Parents, unable to tolerate such conditions, often migrate to towns in search of better education. This migration is not voluntary ambition—it is a forced choice. It imposes severe economic and social hardship on families and weakens village communities. In some cases, nearly half the households in a village have migrated, draining both family resources and community vitality.
Beyond the Classroom: A Cycle of Loss
The failure of schools has ripple effects:
Child relocation: Some families, unable to afford migration, send their children to stay with relatives or acquaintances in other towns. Many of these children end up as house help, dropping out of school and returning to their villages unprepared for adult life.
Lost futures: Once back, many cannot return to farming or pursue stable work. Some drift into destructive activities—petty crime, drug abuse, or even making crude weapons. For them, the chance to live with dignity has already been eroded by educational failure.

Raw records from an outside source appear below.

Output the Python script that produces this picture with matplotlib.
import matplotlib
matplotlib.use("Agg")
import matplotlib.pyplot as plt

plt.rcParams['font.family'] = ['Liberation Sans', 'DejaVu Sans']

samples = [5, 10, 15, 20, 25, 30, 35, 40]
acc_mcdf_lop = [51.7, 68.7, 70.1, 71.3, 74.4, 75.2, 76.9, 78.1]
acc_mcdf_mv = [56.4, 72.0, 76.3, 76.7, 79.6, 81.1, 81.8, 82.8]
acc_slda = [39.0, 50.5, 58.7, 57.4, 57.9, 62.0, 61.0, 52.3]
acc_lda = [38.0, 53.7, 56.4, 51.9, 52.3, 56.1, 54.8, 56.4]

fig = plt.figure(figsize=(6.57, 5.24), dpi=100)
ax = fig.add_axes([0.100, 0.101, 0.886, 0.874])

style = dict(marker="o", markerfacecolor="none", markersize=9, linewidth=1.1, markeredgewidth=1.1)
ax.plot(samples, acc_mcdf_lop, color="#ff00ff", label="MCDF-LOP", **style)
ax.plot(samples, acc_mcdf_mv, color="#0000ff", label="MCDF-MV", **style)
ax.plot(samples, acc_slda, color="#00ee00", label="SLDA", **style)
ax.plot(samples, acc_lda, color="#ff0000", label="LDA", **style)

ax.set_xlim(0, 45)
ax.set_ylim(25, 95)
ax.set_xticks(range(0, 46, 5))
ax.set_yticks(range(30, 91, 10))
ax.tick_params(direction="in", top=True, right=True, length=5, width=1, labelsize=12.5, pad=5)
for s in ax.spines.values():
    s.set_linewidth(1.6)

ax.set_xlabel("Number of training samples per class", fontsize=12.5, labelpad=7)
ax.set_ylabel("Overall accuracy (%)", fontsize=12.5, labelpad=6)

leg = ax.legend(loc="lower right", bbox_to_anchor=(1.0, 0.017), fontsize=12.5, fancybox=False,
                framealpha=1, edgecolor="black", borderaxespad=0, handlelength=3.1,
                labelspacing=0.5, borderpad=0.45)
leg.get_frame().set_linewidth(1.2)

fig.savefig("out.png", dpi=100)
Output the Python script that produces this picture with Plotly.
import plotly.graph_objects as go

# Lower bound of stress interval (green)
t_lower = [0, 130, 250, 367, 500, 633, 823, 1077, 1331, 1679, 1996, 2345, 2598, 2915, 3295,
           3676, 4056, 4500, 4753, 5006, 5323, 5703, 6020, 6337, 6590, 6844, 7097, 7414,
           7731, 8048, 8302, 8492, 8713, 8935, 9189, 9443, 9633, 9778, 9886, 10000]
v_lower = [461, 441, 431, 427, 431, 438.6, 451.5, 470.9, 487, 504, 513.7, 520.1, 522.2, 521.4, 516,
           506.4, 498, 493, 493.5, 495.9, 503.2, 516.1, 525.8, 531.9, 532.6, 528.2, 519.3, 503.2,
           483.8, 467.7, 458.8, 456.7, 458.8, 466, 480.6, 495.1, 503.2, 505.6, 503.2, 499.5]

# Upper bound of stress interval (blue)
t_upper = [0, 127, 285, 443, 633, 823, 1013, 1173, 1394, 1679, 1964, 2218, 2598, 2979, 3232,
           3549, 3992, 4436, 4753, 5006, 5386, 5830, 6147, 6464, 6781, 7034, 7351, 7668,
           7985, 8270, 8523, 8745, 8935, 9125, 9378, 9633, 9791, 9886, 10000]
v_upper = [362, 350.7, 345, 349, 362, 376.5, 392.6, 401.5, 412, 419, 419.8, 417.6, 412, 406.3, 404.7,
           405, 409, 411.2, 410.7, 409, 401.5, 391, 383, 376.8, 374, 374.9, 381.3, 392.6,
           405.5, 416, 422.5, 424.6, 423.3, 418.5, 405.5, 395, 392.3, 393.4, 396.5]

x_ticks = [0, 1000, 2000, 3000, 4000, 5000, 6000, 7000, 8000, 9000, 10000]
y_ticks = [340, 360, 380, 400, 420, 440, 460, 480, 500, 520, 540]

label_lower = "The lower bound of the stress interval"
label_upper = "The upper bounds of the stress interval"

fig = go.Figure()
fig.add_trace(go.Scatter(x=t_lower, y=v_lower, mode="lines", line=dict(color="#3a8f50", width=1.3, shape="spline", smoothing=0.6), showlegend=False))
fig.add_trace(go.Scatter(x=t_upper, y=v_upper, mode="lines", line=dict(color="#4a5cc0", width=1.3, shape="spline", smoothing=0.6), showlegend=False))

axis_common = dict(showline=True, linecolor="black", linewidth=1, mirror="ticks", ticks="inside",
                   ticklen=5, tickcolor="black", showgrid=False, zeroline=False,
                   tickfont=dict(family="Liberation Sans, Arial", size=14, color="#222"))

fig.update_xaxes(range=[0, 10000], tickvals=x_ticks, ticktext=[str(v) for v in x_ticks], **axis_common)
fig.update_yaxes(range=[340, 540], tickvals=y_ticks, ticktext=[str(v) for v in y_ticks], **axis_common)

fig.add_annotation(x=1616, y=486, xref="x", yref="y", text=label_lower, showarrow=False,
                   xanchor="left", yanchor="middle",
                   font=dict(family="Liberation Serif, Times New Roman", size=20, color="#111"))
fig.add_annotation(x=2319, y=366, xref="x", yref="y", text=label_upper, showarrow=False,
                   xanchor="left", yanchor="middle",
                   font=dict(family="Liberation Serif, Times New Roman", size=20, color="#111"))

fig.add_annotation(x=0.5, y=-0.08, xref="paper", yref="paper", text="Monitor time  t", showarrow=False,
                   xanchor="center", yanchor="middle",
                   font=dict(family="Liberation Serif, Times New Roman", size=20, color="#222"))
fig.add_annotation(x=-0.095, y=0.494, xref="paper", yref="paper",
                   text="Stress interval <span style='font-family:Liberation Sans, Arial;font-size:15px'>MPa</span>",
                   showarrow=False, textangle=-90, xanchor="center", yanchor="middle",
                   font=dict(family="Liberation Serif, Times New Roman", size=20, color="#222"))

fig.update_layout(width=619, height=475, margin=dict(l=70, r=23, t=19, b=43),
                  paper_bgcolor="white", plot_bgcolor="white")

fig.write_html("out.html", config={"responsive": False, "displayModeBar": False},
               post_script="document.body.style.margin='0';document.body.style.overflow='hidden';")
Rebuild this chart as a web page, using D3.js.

These are not isolated cases but a growing pattern of despair that touches many rural households.
Policy Gaps
Government policies often speak of ratios—30 students per teacher—and impose penalties on defaulting schools. Yet they fail to acknowledge the structural causes behind dwindling student numbers: lack of teachers, broken infrastructure, and parental desperation. A more practical solution—such as cluster-based Government Middle Schools serving groups of villages—remains largely ignored. The absence of empathy in policymaking deepens the wound.
A Clarion Call to All Stakeholders
Our student unions have long been the conscience of Naga society, raising their voices on issues of rights and protection. But the crisis in our rural schools demands more than student activism alone—it requires a united front. If the core of our society—our schools—collapses, then defending the surface will have little meaning.
This is therefore a call to the Department of School Education, student bodies, village councils, churches, and community organizations to come together and place rural education at the center of our collective agenda. Only through shared responsibility can we prevent further loss of generations to neglect.
We must urgently work toward:
Fair and transparent teacher deployment, ensuring that every rural school has the staff it needs.
Practical solutions such as cluster-based Government Middle Schools, so children from smaller villages are not left behind or forced to migrate.
Minimum standards of infrastructure, supervision, and accountability in every school, so that learning is not reduced to empty promises.
The time to act is now. Let every department, institution, and community shoulder this responsibility—because the future of our children, and of Nagaland itself, depends on it.
The Future at Stake
This is more than an education issue—it is a survival issue. Without functioning schools, we will lose not only literacy but also the values, culture, and future of our people. Protecting our classrooms is protecting our identity.